» **Exercise**:
Copy each line of the data below exactly, leaving out pictures.

---------- Supplied data ----------

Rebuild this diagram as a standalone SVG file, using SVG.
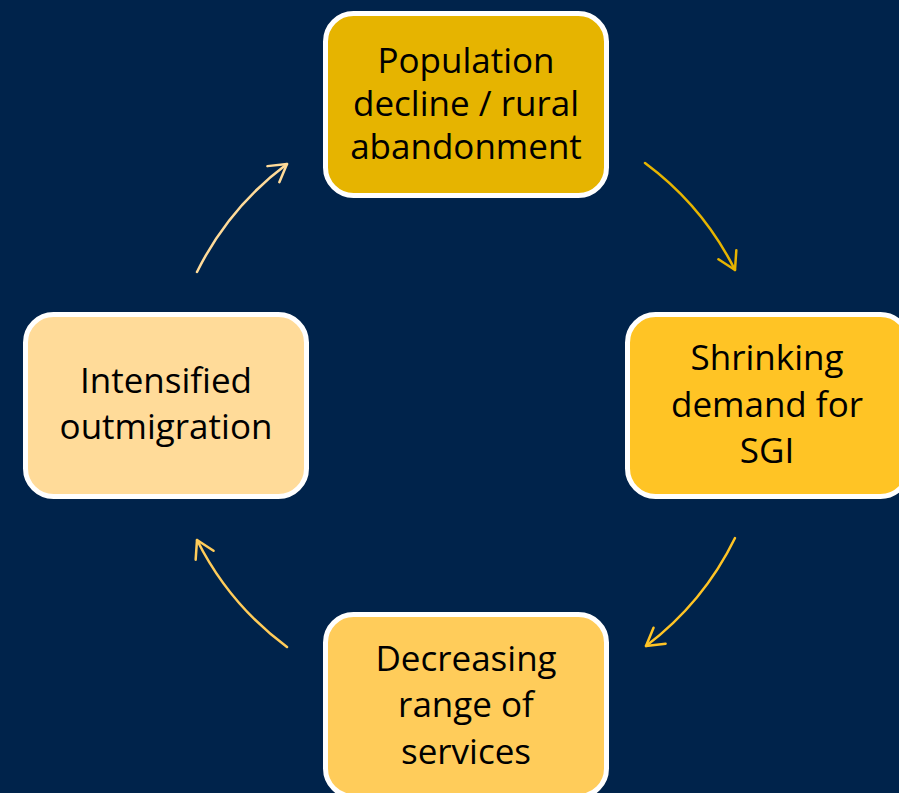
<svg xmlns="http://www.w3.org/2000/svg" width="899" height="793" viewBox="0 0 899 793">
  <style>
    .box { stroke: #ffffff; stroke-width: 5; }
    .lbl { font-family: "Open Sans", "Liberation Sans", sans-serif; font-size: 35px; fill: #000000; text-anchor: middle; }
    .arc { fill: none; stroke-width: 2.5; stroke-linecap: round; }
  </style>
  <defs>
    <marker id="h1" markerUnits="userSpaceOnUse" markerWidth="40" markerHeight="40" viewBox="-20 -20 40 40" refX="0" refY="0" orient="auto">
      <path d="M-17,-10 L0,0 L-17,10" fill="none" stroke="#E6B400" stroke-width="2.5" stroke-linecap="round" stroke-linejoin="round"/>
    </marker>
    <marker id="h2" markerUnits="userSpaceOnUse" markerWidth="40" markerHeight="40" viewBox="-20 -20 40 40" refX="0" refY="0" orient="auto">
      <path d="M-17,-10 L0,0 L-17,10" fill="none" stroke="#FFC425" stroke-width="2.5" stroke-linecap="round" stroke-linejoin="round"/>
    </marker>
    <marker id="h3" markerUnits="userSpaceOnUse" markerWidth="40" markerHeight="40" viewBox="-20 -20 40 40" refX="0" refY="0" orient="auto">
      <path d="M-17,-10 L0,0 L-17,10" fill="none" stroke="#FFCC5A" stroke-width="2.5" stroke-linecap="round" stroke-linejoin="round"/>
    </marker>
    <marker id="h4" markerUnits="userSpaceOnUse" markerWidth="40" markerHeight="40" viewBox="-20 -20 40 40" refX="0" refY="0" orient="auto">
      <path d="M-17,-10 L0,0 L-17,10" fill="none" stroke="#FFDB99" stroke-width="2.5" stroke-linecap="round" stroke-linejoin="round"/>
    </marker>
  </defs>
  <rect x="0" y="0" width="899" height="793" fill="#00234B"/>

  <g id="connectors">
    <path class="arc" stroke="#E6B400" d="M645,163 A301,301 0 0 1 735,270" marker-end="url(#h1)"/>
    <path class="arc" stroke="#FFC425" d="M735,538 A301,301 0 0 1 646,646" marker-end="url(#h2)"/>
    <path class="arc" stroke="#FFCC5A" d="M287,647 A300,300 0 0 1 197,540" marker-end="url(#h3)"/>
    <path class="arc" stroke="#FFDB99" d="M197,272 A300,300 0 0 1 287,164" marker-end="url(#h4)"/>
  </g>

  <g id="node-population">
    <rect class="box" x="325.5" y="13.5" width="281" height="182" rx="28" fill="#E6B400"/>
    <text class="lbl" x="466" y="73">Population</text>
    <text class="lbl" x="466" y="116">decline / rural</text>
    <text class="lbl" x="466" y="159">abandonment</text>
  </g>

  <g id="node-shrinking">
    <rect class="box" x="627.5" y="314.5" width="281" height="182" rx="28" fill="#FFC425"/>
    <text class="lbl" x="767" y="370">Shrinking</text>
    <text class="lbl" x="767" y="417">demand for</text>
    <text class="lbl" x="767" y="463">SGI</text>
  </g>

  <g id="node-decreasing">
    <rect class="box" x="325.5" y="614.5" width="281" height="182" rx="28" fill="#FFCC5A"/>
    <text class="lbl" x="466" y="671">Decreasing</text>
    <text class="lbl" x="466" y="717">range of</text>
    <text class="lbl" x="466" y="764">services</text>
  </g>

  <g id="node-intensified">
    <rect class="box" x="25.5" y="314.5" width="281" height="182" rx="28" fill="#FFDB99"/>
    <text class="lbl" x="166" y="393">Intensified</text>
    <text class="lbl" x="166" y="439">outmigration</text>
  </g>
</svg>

----------

» **Finished exercise**:
Rebuild this diagram as a standalone SVG file, using SVG.
<svg xmlns="http://www.w3.org/2000/svg" width="899" height="793" viewBox="0 0 899 793">
  <style>
    .box { stroke: #ffffff; stroke-width: 5; }
    .lbl { font-family: "Open Sans", "Liberation Sans", sans-serif; font-size: 35px; fill: #000000; text-anchor: middle; }
    .arc { fill: none; stroke-width: 2.5; stroke-linecap: round; }
  </style>
  <defs>
    <marker id="h1" markerUnits="userSpaceOnUse" markerWidth="40" markerHeight="40" viewBox="-20 -20 40 40" refX="0" refY="0" orient="auto">
      <path d="M-17,-10 L0,0 L-17,10" fill="none" stroke="#E6B400" stroke-width="2.5" stroke-linecap="round" stroke-linejoin="round"/>
    </marker>
    <marker id="h2" markerUnits="userSpaceOnUse" markerWidth="40" markerHeight="40" viewBox="-20 -20 40 40" refX="0" refY="0" orient="auto">
      <path d="M-17,-10 L0,0 L-17,10" fill="none" stroke="#FFC425" stroke-width="2.5" stroke-linecap="round" stroke-linejoin="round"/>
    </marker>
    <marker id="h3" markerUnits="userSpaceOnUse" markerWidth="40" markerHeight="40" viewBox="-20 -20 40 40" refX="0" refY="0" orient="auto">
      <path d="M-17,-10 L0,0 L-17,10" fill="none" stroke="#FFCC5A" stroke-width="2.5" stroke-linecap="round" stroke-linejoin="round"/>
    </marker>
    <marker id="h4" markerUnits="userSpaceOnUse" markerWidth="40" markerHeight="40" viewBox="-20 -20 40 40" refX="0" refY="0" orient="auto">
      <path d="M-17,-10 L0,0 L-17,10" fill="none" stroke="#FFDB99" stroke-width="2.5" stroke-linecap="round" stroke-linejoin="round"/>
    </marker>
  </defs>
  <rect x="0" y="0" width="899" height="793" fill="#00234B"/>

  <g id="connectors">
    <path class="arc" stroke="#E6B400" d="M645,163 A301,301 0 0 1 735,270" marker-end="url(#h1)"/>
    <path class="arc" stroke="#FFC425" d="M735,538 A301,301 0 0 1 646,646" marker-end="url(#h2)"/>
    <path class="arc" stroke="#FFCC5A" d="M287,647 A300,300 0 0 1 197,540" marker-end="url(#h3)"/>
    <path class="arc" stroke="#FFDB99" d="M197,272 A300,300 0 0 1 287,164" marker-end="url(#h4)"/>
  </g>

  <g id="node-population">
    <rect class="box" x="325.5" y="13.5" width="281" height="182" rx="28" fill="#E6B400"/>
    <text class="lbl" x="466" y="73">Population</text>
    <text class="lbl" x="466" y="116">decline / rural</text>
    <text class="lbl" x="466" y="159">abandonment</text>
  </g>

  <g id="node-shrinking">
    <rect class="box" x="627.5" y="314.5" width="281" height="182" rx="28" fill="#FFC425"/>
    <text class="lbl" x="767" y="370">Shrinking</text>
    <text class="lbl" x="767" y="417">demand for</text>
    <text class="lbl" x="767" y="463">SGI</text>
  </g>

  <g id="node-decreasing">
    <rect class="box" x="325.5" y="614.5" width="281" height="182" rx="28" fill="#FFCC5A"/>
    <text class="lbl" x="466" y="671">Decreasing</text>
    <text class="lbl" x="466" y="717">range of</text>
    <text class="lbl" x="466" y="764">services</text>
  </g>

  <g id="node-intensified">
    <rect class="box" x="25.5" y="314.5" width="281" height="182" rx="28" fill="#FFDB99"/>
    <text class="lbl" x="166" y="393">Intensified</text>
    <text class="lbl" x="166" y="439">outmigration</text>
  </g>
</svg>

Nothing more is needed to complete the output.